Behind Dillon Livecche sat members of the Tennessee Volunteers football team, their Division I size hardly masked by their suits. Virginia Tech coach Frank Beamer, revered for his football acumen across the country, took the stage to address the crowd. So did Tennessee first-year coach Lane Kiffin, revered for his incendiary nature across the Southeastern Conference.
Before they took the sideline later that night in the Chick-fil-A Bowl at the Georgia Dome in Atlanta, Livecche attended part of the coaches luncheon as part of his reward for receiving a $1,000 scholarship by the Greater Atlanta Chapter of the National Football Foundation and College Football Hall of Fame.
Livecche was one of 35 finalists for the George Morris Scholar-Athlete Scholarship, awarded at the Marriott Marquis in downtown Atlanta on Dec. 30. Though he didn't win the overall prize, getting a $1,000 scholarship and being in the presence of renowned college football personalities was satisfying in itself.
"It was a fun experience," Livecche said. "It was a good environment.
It was cool to be in the same room as Division I players good enough to make it to the Chick-fil-A Bowl."
The 5-foot-10, 215-pound linebacker was part of a deep and experienced linebacking corps for the Wolfpack, who made the Class AAA state playoffs in just their second varsity season.
Woodland lost to defending state champ Cairo in the first round.
Livecche recorded 82 tackles and was named second-team All-Region 4-AAA and second team All-Southern Crescent. He was voted a team captain by Woodland's coaching staff and played middle linebacker, the linebacking position often considered to hold the most responsibility on the field.
But Livecche assumed as much responsibility off the field as he held on it. Livecche holds a high GPA and was heavily involved in community service activities with Woodland's football program.
He was also the Georgia male nominee for the Wendy's High School Heisman National Award Winner.
Livecche credits the Wolfpack coaching staff with emphasizing community involvement as part of their football experience.

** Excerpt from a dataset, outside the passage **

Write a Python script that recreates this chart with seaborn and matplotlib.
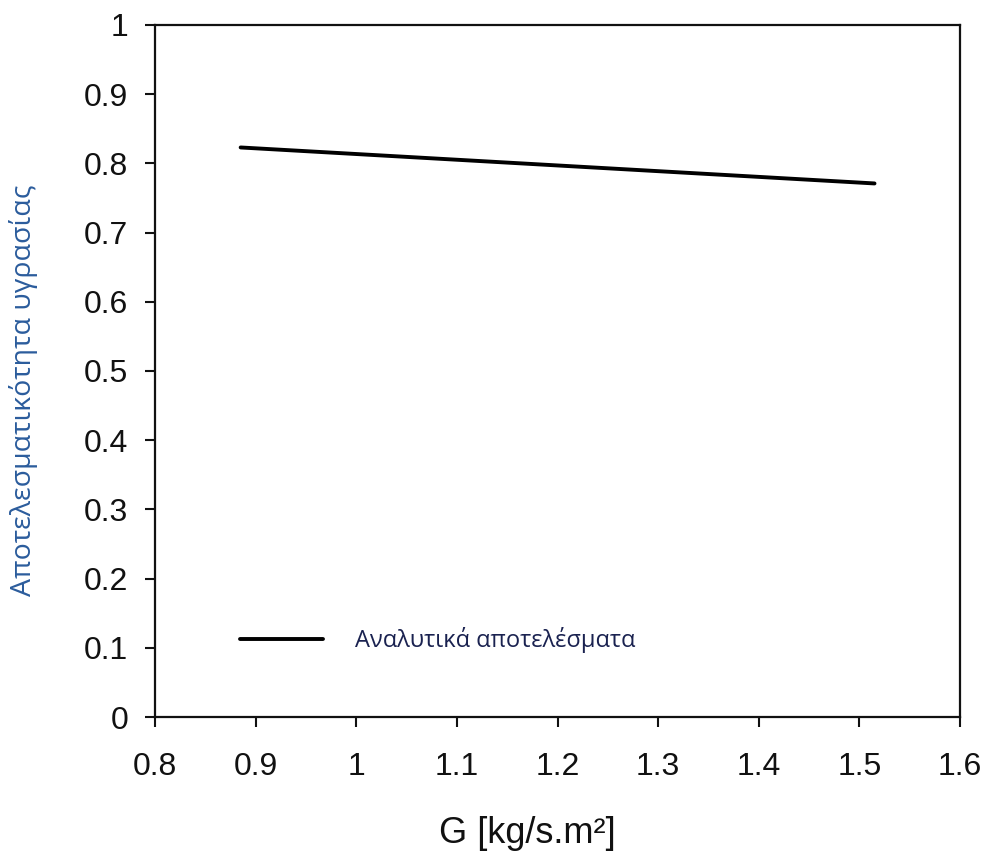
import matplotlib
matplotlib.use("Agg")
import matplotlib.pyplot as plt
import seaborn as sns
import pandas as pd

# Data
G_values = [0.885, 1.515]
efficiency = [0.823, 0.771]
series_label = "Αναλυτικά αποτελέσματα"
x_ticks = [0.8, 0.9, 1.0, 1.1, 1.2, 1.3, 1.4, 1.5, 1.6]
x_tick_labels = ["0.8", "0.9", "1", "1.1", "1.2", "1.3", "1.4", "1.5", "1.6"]
y_ticks = [0, 0.1, 0.2, 0.3, 0.4, 0.5, 0.6, 0.7, 0.8, 0.9, 1.0]
y_tick_labels = ["0", "0.1", "0.2", "0.3", "0.4", "0.5", "0.6", "0.7", "0.8", "0.9", "1"]

df = pd.DataFrame({"G": G_values, "eff": efficiency, "series": series_label})

sns.set_theme(style="ticks")
plt.rcParams["font.family"] = ["Liberation Sans", "DejaVu Sans"]

fig = plt.figure(figsize=(9.88, 8.58), dpi=100)
ax = fig.add_axes([0.157, 0.1643, 0.8147, 0.8066])

sns.lineplot(data=df, x="G", y="eff", hue="series", palette=["black"],
             linewidth=2.8, ax=ax)

ax.set_xlim(0.8, 1.6)
ax.set_ylim(0, 1)
ax.set_xticks(x_ticks)
ax.set_xticklabels(x_tick_labels)
ax.set_yticks(y_ticks)
ax.set_yticklabels(y_tick_labels)
ax.tick_params(axis="both", labelsize=23, length=7.5, width=1.5, color="#111111",
               labelcolor="#111111", direction="out")
ax.tick_params(axis="x", pad=17.5)
ax.tick_params(axis="y", pad=12)
for s in ax.spines.values():
    s.set_linewidth(1.6)
    s.set_color("#111111")

ax.set_xlabel("G [kg/s.m²]", fontsize=26, color="#111111")
ax.xaxis.set_label_coords(0.463, -0.143)
ax.set_ylabel("Αποτελεσματικότητα υγρασίας", fontsize=20.5, color="#2b5c9c",
              family=["Open Sans", "DejaVu Sans"])
ax.yaxis.set_label_coords(-0.146, 0.4725)

leg = ax.legend(loc="center left", bbox_to_anchor=(0.1056, 0.111),
                frameon=False, borderaxespad=0, borderpad=0,
                handlelength=3.5, handletextpad=1.35,
                prop={"family": ["Open Sans", "DejaVu Sans"], "size": 17},
                labelcolor="#1a2250")

fig.savefig("out.png", dpi=100)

"They helped us get involved in the community with community service activities and helped give us a better image, which obviously is a good thing," Livecche said.
"They just exmpahsized the brotherhood aspect of football, which is something I believe in," he said.
"Always doing activities together to make it feel like a family, which of course helped us on the football field."
Livecche's college football future is still unsettled.
He holds no official offers. But there is strong interest from John Hopkins University in Baltimore, Md., a Division III program. Any future seems to lay to the north.
"I'm still keeping my options open," Livecche said.
"More than likely I'll probably leave the state and head up north. That's where most of my looks are coming from."